Hi neighbor! I've had a lot of medical issues and generally took them in stride, but when I got prostate cancer I got really freaked out about it destroying my sex life and realized how much it affected me as a gay man. I got through that with the strong support of my partner and several close gay friends. And now I'm being more sexual (although limited in various ways) than before my surgery. The surgery and its aftermath triggered some good self-examination that was very helpful.
You are a kindred spirit. I am hoping to start a gay PC support group in NJ. Perhaps you would consider attending. Surprised to be saying that having had robotic surgery in 3/16 has actually renewed my interest in sex. Made me horny again. Maybe it is wanting what I can't have. Not back to where I would like to be, but I am seeing some real improvement with erections. Trying to stay optimistic about all this.

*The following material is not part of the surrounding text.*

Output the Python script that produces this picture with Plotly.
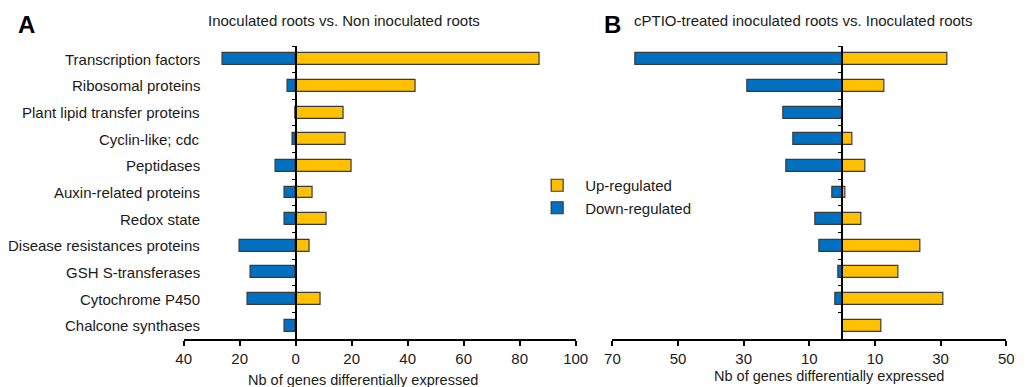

Where in NJ? This definitely sounds interesting. I am limited some to using public transit because certain vision limitations keep me from driving. But a gay PC support group would be nice. I'm pretty upfront about my limitations and have still had some pretty good sex with guys even knowing that. Like you, I am seeing improvements and being upbeat along the way.
I am working on this with a fellow traveler from Red Bank so we are hoping to have meetings in his area and mine which is more north central NJ near Morristown so public transportation for you wouldn't seem to be an option. Maybe Uber? Anyway, wishing you good health and lots of good sex.